Requirements:
Output the material exactly, but drop every image it holds.

Supplied material:
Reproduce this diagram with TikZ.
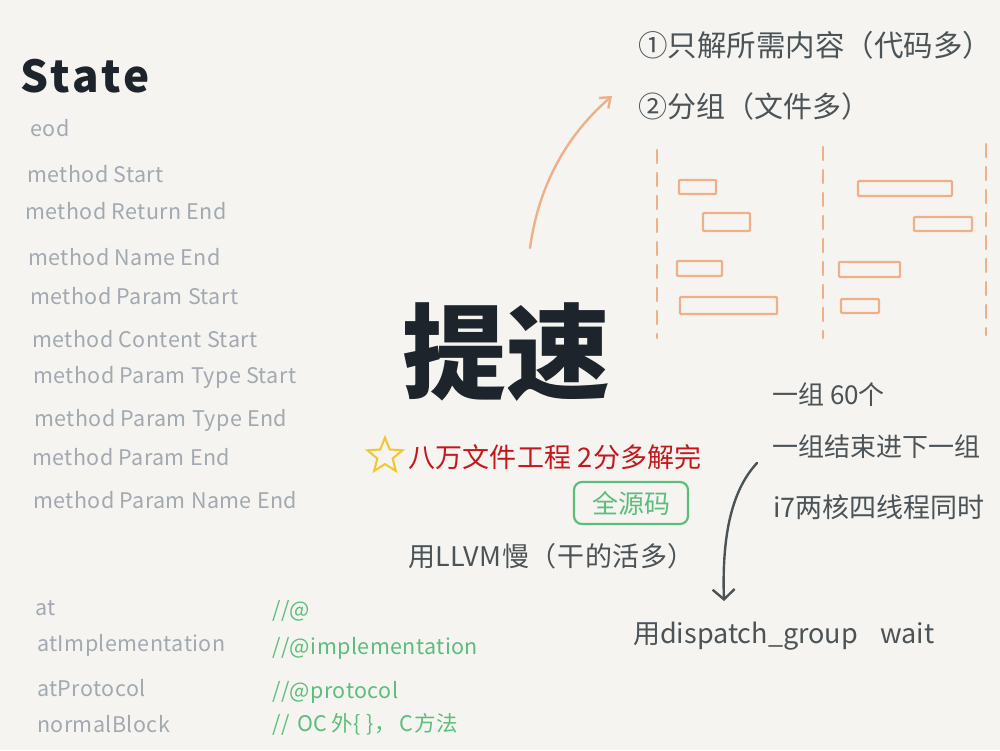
\documentclass[tikz,border=0pt]{standalone}
\usepackage{fontspec}
\setmainfont{Noto Sans CJK SC}
\usetikzlibrary{shapes.geometric,arrows.meta}
\definecolor{bg}{HTML}{F5F4F0}
\definecolor{stategray}{HTML}{A2A9B1}
\definecolor{inkdark}{HTML}{1E242B}
\definecolor{inkgray}{HTML}{4B5357}
\definecolor{inkred}{HTML}{C3171C}
\definecolor{inkgreen}{HTML}{5DBE7C}
\definecolor{inkorange}{HTML}{EEB088}
\definecolor{inkyellow}{HTML}{F2C62E}
\begin{document}
\begin{tikzpicture}[x=1pt,y=-1pt,
  statetxt/.style={anchor=west,inner sep=0pt,text=stategray,font=\fontsize{21.5}{23}\selectfont\addfontfeatures{LetterSpace=2}},
  greentxt/.style={anchor=west,inner sep=0pt,text=inkgreen,font=\fontsize{21.5}{23}\selectfont\addfontfeatures{LetterSpace=2}},
  notetxt/.style={anchor=west,inner sep=0pt,text=inkgray,font=\fontsize{26}{28}\selectfont},
  redtxt/.style={anchor=west,inner sep=0pt,text=inkred,font=\fontsize{27}{29}\selectfont\addfontfeatures{LetterSpace=1}},
  bar/.style={draw=inkorange,line width=2.4pt,rounded corners=1pt},
  lane/.style={draw=inkorange,line width=2.2pt,dash pattern=on 13pt off 10pt,line cap=round},
  pen/.style={line width=2.4pt,line cap=round}
]
\fill[bg] (0,0) rectangle (1000,750);
\useasboundingbox (0,0) rectangle (1000,750);

% State list
\node[anchor=west,inner sep=0pt,text=inkdark,font=\fontsize{44}{46}\selectfont\bfseries\addfontfeatures{LetterSpace=8}] (title) at (20,76) {State};
\node[statetxt] (s1) at (30,128) {eod};
\node[statetxt] (s2) at (27,174) {method Start};
\node[statetxt] (s3) at (25,211) {method Return End};
\node[statetxt] (s4) at (28,257) {method Name End};
\node[statetxt] (s5) at (30,296) {method Param Start};
\node[statetxt] (s6) at (32,339) {method Content Start};
\node[statetxt] (s7) at (33,377) {method Param Type Start};
\node[statetxt] (s8) at (34,420) {method Param Type End};
\node[statetxt] (s9) at (32,457) {method Param End};
\node[statetxt] (s10) at (33,500) {method Param Name End};

% bottom left
\node[statetxt] (a1) at (35,608) {at};
\node[statetxt] (a2) at (37,645) {atImplementation};
\node[statetxt] (a3) at (37,688) {atProtocol};
\node[statetxt] (a4) at (37,724) {normalBlock};
\node[greentxt] (c1) at (272,611) {//@};
\node[greentxt] (c2) at (272,648) {//@implementation};
\node[greentxt] (c3) at (272,692) {//@protocol};
\node[greentxt] (c4) at (272,724) {//\hspace{8pt}OC\hspace{4pt}外\{\hspace{6pt}\}，\hspace{4pt}C方法};

% center
\node[inner sep=0pt,text=inkdark,font=\fontsize{104}{106}\selectfont\bfseries] (speed) at (506,352) {提速};
\node[star,star points=5,star point ratio=2.3,draw=inkyellow,line width=2pt,minimum size=37pt,inner sep=0pt] (star) at (385,456) {};
\node[redtxt] (big) at (408,457) {八万文件工程 2分多解完};
\node[draw=inkgreen,line width=2.2pt,rounded corners=8pt,text=inkgreen,font=\fontsize{26}{28}\selectfont,minimum width=114pt,minimum height=42pt,inner sep=2pt] (src) at (631,503) {全源码};
\node[notetxt,font=\fontsize{27}{29}\selectfont\addfontfeatures{LetterSpace=2}] (llvm) at (408,556) {用LLVM慢（干的活多）};

% top right
\node[notetxt,font=\fontsize{29.5}{31}\selectfont] (p1) at (638,45) {①只解所需内容（代码多）};
\node[notetxt,font=\fontsize{29}{31}\selectfont] (p2) at (638,106) {②分组（文件多）};

\coordinate (arrA) at (530,248);
\coordinate (arrB) at (612,96);
\draw[pen,draw=inkorange,-{Straight Barb[length=9pt,width=14pt]}] (arrA) .. controls (540,175) and (575,128) .. (arrB);

% lanes
\draw[lane] (657,150) -- (657,338);
\draw[lane] (823,147) -- (823,338);
\draw[lane] (986,144) -- (986,335);
\draw[bar] (679,180) rectangle (716,194);
\draw[bar] (703,213) rectangle (750,231);
\draw[bar] (677,261) rectangle (722,276);
\draw[bar] (680,297) rectangle (777,314);
\draw[bar] (858,181) rectangle (952,196);
\draw[bar] (914,217) rectangle (972,231);
\draw[bar] (839,262) rectangle (900,277);
\draw[bar] (841,299) rectangle (879,313);

% right notes
\node[notetxt] (g1) at (772,395) {一组 60个};
\node[notetxt] (g2) at (772,447) {一组结束进下一组};
\node[notetxt,font=\fontsize{27}{29}\selectfont] (g3) at (773,507) {i7两核四线程同时};
\node[notetxt,font=\fontsize{27}{29}\selectfont] (disp) at (633,636) {用dispatch\_group\hspace{22pt}wait};

\coordinate (arrC) at (757,463);
\coordinate (arrD) at (724,601);
\draw[pen,draw=inkgray,-{Straight Barb[length=10pt,width=22pt]}] (arrC) .. controls (730,492) and (722,540) .. (arrD);
\end{tikzpicture}
\end{document}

Answer in full:
Reproduce this diagram with TikZ.
\documentclass[tikz,border=0pt]{standalone}
\usepackage{fontspec}
\setmainfont{Noto Sans CJK SC}
\usetikzlibrary{shapes.geometric,arrows.meta}
\definecolor{bg}{HTML}{F5F4F0}
\definecolor{stategray}{HTML}{A2A9B1}
\definecolor{inkdark}{HTML}{1E242B}
\definecolor{inkgray}{HTML}{4B5357}
\definecolor{inkred}{HTML}{C3171C}
\definecolor{inkgreen}{HTML}{5DBE7C}
\definecolor{inkorange}{HTML}{EEB088}
\definecolor{inkyellow}{HTML}{F2C62E}
\begin{document}
\begin{tikzpicture}[x=1pt,y=-1pt,
  statetxt/.style={anchor=west,inner sep=0pt,text=stategray,font=\fontsize{21.5}{23}\selectfont\addfontfeatures{LetterSpace=2}},
  greentxt/.style={anchor=west,inner sep=0pt,text=inkgreen,font=\fontsize{21.5}{23}\selectfont\addfontfeatures{LetterSpace=2}},
  notetxt/.style={anchor=west,inner sep=0pt,text=inkgray,font=\fontsize{26}{28}\selectfont},
  redtxt/.style={anchor=west,inner sep=0pt,text=inkred,font=\fontsize{27}{29}\selectfont\addfontfeatures{LetterSpace=1}},
  bar/.style={draw=inkorange,line width=2.4pt,rounded corners=1pt},
  lane/.style={draw=inkorange,line width=2.2pt,dash pattern=on 13pt off 10pt,line cap=round},
  pen/.style={line width=2.4pt,line cap=round}
]
\fill[bg] (0,0) rectangle (1000,750);
\useasboundingbox (0,0) rectangle (1000,750);

% State list
\node[anchor=west,inner sep=0pt,text=inkdark,font=\fontsize{44}{46}\selectfont\bfseries\addfontfeatures{LetterSpace=8}] (title) at (20,76) {State};
\node[statetxt] (s1) at (30,128) {eod};
\node[statetxt] (s2) at (27,174) {method Start};
\node[statetxt] (s3) at (25,211) {method Return End};
\node[statetxt] (s4) at (28,257) {method Name End};
\node[statetxt] (s5) at (30,296) {method Param Start};
\node[statetxt] (s6) at (32,339) {method Content Start};
\node[statetxt] (s7) at (33,377) {method Param Type Start};
\node[statetxt] (s8) at (34,420) {method Param Type End};
\node[statetxt] (s9) at (32,457) {method Param End};
\node[statetxt] (s10) at (33,500) {method Param Name End};

% bottom left
\node[statetxt] (a1) at (35,608) {at};
\node[statetxt] (a2) at (37,645) {atImplementation};
\node[statetxt] (a3) at (37,688) {atProtocol};
\node[statetxt] (a4) at (37,724) {normalBlock};
\node[greentxt] (c1) at (272,611) {//@};
\node[greentxt] (c2) at (272,648) {//@implementation};
\node[greentxt] (c3) at (272,692) {//@protocol};
\node[greentxt] (c4) at (272,724) {//\hspace{8pt}OC\hspace{4pt}外\{\hspace{6pt}\}，\hspace{4pt}C方法};

% center
\node[inner sep=0pt,text=inkdark,font=\fontsize{104}{106}\selectfont\bfseries] (speed) at (506,352) {提速};
\node[star,star points=5,star point ratio=2.3,draw=inkyellow,line width=2pt,minimum size=37pt,inner sep=0pt] (star) at (385,456) {};
\node[redtxt] (big) at (408,457) {八万文件工程 2分多解完};
\node[draw=inkgreen,line width=2.2pt,rounded corners=8pt,text=inkgreen,font=\fontsize{26}{28}\selectfont,minimum width=114pt,minimum height=42pt,inner sep=2pt] (src) at (631,503) {全源码};
\node[notetxt,font=\fontsize{27}{29}\selectfont\addfontfeatures{LetterSpace=2}] (llvm) at (408,556) {用LLVM慢（干的活多）};

% top right
\node[notetxt,font=\fontsize{29.5}{31}\selectfont] (p1) at (638,45) {①只解所需内容（代码多）};
\node[notetxt,font=\fontsize{29}{31}\selectfont] (p2) at (638,106) {②分组（文件多）};

\coordinate (arrA) at (530,248);
\coordinate (arrB) at (612,96);
\draw[pen,draw=inkorange,-{Straight Barb[length=9pt,width=14pt]}] (arrA) .. controls (540,175) and (575,128) .. (arrB);

% lanes
\draw[lane] (657,150) -- (657,338);
\draw[lane] (823,147) -- (823,338);
\draw[lane] (986,144) -- (986,335);
\draw[bar] (679,180) rectangle (716,194);
\draw[bar] (703,213) rectangle (750,231);
\draw[bar] (677,261) rectangle (722,276);
\draw[bar] (680,297) rectangle (777,314);
\draw[bar] (858,181) rectangle (952,196);
\draw[bar] (914,217) rectangle (972,231);
\draw[bar] (839,262) rectangle (900,277);
\draw[bar] (841,299) rectangle (879,313);

% right notes
\node[notetxt] (g1) at (772,395) {一组 60个};
\node[notetxt] (g2) at (772,447) {一组结束进下一组};
\node[notetxt,font=\fontsize{27}{29}\selectfont] (g3) at (773,507) {i7两核四线程同时};
\node[notetxt,font=\fontsize{27}{29}\selectfont] (disp) at (633,636) {用dispatch\_group\hspace{22pt}wait};

\coordinate (arrC) at (757,463);
\coordinate (arrD) at (724,601);
\draw[pen,draw=inkgray,-{Straight Barb[length=10pt,width=22pt]}] (arrC) .. controls (730,492) and (722,540) .. (arrD);
\end{tikzpicture}
\end{document}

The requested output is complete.